+++ DATA EXTRACT +++
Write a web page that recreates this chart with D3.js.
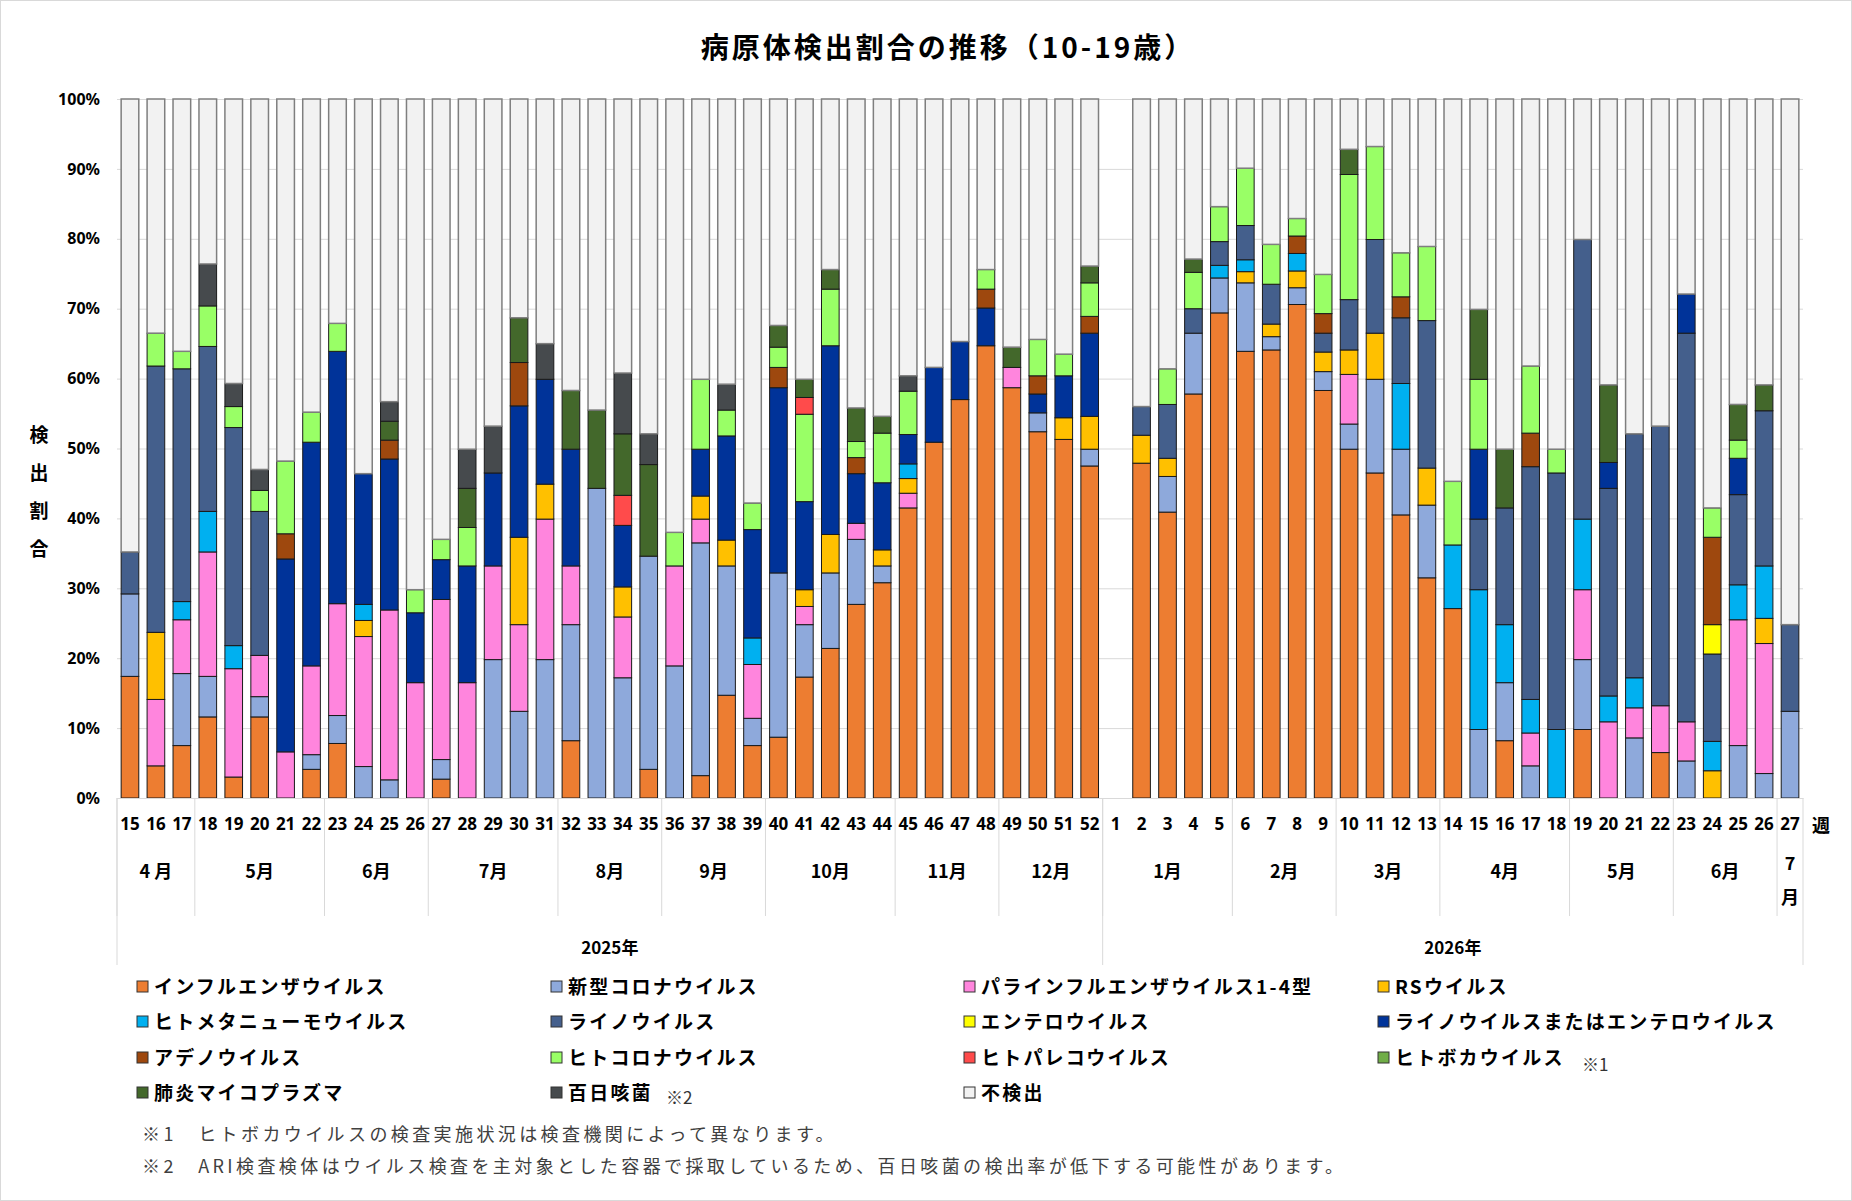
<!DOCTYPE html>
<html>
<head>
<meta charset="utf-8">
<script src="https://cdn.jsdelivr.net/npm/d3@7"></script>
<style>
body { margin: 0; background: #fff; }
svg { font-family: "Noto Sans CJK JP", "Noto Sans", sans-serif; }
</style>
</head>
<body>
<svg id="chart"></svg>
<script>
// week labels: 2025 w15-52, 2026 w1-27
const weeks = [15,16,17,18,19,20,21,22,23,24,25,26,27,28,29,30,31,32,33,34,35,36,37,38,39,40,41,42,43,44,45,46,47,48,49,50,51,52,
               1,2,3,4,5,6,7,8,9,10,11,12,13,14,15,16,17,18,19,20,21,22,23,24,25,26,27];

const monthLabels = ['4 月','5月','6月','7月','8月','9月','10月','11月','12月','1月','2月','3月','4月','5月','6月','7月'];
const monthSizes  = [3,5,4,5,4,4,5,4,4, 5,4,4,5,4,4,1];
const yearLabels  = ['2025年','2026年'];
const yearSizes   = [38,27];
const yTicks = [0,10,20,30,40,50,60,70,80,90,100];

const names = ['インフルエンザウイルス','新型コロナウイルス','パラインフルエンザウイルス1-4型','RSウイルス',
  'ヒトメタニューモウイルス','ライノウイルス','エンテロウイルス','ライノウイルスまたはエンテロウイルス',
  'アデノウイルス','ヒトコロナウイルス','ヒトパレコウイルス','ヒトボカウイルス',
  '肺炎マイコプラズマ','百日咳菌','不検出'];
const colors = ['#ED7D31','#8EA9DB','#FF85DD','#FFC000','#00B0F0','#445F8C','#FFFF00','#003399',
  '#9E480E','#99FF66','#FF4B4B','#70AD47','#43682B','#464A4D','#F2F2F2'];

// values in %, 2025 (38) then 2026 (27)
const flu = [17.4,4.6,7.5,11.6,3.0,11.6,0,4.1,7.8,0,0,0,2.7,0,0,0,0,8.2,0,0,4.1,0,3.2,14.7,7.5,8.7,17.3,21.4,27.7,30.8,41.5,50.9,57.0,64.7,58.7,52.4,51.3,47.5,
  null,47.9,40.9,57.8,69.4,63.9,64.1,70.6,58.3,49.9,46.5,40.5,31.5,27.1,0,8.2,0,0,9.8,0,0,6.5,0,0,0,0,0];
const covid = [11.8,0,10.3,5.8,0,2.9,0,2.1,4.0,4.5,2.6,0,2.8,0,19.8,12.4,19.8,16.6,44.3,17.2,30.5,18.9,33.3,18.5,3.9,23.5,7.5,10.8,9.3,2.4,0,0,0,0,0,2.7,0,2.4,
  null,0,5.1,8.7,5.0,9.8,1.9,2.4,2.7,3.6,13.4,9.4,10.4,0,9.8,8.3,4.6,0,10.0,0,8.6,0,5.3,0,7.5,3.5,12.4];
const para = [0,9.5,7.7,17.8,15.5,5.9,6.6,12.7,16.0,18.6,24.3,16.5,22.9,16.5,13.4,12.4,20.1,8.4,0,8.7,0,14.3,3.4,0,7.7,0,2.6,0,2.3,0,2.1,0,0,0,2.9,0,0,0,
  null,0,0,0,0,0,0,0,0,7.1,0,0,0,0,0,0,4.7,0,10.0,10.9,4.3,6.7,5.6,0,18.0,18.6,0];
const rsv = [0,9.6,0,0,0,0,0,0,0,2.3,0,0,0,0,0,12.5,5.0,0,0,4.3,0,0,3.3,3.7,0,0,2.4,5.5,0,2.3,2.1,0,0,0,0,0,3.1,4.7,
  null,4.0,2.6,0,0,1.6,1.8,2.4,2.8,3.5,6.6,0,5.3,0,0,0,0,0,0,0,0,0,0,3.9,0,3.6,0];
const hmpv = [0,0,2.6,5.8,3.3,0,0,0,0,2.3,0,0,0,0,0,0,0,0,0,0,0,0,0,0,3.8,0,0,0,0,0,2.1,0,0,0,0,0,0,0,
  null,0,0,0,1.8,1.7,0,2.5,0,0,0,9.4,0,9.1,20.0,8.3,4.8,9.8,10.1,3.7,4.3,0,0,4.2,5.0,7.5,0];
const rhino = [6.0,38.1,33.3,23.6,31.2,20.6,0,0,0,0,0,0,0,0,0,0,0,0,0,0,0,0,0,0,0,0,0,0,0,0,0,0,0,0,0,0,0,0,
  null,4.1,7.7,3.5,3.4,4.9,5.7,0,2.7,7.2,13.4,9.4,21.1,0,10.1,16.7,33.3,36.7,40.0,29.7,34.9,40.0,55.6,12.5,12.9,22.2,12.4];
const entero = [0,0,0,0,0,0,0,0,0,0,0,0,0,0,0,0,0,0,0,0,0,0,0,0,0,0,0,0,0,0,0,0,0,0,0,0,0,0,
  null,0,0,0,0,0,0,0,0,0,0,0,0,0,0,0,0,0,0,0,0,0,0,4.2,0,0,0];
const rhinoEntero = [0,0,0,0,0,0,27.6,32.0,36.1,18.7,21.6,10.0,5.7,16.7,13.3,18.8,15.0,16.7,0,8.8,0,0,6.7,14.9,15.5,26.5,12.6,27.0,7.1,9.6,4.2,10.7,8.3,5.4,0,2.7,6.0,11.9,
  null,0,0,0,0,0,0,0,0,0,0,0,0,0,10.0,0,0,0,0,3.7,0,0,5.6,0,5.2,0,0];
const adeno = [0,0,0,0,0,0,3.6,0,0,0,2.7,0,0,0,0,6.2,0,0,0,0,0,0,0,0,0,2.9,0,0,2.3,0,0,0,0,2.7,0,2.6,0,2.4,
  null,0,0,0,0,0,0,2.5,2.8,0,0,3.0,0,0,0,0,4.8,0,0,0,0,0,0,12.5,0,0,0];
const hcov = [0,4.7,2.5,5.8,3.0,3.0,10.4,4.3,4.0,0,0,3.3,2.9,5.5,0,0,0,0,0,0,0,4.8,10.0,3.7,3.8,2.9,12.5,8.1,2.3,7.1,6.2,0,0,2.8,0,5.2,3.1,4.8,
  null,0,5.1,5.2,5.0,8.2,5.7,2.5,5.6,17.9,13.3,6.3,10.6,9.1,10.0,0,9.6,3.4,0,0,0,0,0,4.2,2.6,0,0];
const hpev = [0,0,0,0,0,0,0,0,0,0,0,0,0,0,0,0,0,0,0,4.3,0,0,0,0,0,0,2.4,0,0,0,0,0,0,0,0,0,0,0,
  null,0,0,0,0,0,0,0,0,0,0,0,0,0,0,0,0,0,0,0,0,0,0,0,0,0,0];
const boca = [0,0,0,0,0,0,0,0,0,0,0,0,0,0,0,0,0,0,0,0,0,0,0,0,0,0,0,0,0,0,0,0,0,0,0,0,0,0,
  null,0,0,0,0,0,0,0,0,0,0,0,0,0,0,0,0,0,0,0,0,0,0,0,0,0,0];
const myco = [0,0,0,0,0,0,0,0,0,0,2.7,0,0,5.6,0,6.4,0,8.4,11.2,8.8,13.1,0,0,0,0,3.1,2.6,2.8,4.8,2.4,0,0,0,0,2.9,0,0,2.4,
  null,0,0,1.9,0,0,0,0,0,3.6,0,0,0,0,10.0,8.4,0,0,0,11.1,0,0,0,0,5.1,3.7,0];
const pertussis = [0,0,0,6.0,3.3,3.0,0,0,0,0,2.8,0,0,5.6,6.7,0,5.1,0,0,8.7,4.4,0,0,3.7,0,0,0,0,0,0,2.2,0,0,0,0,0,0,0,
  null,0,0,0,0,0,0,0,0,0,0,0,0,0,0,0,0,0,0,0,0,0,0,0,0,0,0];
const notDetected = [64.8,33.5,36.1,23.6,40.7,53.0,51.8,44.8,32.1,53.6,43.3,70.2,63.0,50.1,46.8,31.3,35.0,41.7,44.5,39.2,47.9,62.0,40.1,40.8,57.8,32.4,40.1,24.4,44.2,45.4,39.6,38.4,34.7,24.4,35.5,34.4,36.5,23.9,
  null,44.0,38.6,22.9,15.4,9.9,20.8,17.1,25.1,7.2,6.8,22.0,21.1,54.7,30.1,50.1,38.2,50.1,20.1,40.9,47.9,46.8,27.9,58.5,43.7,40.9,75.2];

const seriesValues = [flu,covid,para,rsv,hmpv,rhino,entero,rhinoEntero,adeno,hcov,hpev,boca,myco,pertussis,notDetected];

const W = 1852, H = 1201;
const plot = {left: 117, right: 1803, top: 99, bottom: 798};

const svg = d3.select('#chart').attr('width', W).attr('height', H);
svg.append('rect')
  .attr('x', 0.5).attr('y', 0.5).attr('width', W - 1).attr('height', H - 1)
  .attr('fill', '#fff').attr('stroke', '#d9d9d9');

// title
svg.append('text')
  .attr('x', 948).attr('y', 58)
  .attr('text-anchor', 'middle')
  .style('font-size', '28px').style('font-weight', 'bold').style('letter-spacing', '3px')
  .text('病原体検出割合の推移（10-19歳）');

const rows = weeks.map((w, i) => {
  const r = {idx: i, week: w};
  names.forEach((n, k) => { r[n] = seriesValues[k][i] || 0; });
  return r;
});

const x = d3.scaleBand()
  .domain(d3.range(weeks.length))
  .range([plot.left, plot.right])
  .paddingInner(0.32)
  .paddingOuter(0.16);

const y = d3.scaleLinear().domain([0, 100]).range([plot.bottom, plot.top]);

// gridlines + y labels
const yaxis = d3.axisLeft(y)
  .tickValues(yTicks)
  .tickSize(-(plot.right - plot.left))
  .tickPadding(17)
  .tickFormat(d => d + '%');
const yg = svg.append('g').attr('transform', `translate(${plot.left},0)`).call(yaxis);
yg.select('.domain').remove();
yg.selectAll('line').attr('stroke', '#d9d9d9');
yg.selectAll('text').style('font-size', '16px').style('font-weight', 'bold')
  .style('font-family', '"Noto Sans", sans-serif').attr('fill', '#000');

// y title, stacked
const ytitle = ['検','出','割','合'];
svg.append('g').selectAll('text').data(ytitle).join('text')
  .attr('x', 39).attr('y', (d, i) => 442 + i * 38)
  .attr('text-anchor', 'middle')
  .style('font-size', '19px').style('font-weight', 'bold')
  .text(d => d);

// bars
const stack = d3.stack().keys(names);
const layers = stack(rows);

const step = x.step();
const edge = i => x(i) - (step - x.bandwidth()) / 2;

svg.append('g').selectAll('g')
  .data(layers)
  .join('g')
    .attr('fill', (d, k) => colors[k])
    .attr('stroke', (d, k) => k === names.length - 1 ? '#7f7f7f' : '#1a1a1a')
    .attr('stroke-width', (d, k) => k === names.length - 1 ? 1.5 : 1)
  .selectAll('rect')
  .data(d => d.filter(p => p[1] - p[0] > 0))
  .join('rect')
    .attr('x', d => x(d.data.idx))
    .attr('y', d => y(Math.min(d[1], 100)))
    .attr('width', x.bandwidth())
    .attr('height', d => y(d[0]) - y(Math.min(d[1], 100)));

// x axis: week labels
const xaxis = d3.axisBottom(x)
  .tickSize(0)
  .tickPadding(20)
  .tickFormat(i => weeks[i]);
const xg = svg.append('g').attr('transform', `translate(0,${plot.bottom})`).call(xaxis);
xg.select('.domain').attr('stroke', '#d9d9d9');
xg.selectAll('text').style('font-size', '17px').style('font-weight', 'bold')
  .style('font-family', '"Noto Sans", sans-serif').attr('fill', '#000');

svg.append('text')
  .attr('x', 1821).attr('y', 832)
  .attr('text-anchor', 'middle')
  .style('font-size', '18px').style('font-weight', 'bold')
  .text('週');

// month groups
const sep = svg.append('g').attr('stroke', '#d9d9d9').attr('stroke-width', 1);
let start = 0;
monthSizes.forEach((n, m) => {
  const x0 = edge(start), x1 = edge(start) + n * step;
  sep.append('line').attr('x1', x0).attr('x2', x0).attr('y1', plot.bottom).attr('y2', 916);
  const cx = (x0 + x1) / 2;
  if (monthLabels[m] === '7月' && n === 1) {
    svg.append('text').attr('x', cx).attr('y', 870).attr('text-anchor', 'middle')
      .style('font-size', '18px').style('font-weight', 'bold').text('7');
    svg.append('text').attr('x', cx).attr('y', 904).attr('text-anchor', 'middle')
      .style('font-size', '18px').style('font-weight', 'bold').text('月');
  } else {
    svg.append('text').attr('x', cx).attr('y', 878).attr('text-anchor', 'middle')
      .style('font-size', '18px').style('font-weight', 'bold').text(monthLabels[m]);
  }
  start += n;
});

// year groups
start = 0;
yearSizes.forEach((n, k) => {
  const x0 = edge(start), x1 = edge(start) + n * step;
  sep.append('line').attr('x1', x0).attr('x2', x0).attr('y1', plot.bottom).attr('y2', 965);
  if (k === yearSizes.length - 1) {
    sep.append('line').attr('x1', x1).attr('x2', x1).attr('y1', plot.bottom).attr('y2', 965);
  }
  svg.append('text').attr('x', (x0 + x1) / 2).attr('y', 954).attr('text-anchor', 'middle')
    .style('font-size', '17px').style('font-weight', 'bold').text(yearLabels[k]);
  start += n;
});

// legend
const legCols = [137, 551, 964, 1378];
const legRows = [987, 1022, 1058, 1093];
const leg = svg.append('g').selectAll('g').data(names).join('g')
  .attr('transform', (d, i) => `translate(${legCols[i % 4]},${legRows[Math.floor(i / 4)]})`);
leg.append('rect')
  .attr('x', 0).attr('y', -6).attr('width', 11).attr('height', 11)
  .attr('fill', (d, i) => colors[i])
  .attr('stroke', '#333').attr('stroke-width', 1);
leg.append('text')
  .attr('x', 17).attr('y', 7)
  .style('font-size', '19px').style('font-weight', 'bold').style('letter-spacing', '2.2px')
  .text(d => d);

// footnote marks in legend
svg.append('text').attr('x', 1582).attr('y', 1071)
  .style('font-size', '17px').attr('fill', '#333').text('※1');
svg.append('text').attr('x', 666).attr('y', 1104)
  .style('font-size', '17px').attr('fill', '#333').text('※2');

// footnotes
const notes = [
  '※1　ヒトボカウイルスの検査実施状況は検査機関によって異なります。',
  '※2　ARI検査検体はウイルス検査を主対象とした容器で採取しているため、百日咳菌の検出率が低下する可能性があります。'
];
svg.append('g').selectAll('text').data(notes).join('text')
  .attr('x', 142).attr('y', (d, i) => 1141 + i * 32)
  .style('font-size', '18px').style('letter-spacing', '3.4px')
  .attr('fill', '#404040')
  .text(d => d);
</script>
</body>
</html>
+++
-- WORK TO DO --
What is the number of lines in the data that hold the word "chart"? Reply with that number and nothing else.

-- TASK RESULT --
3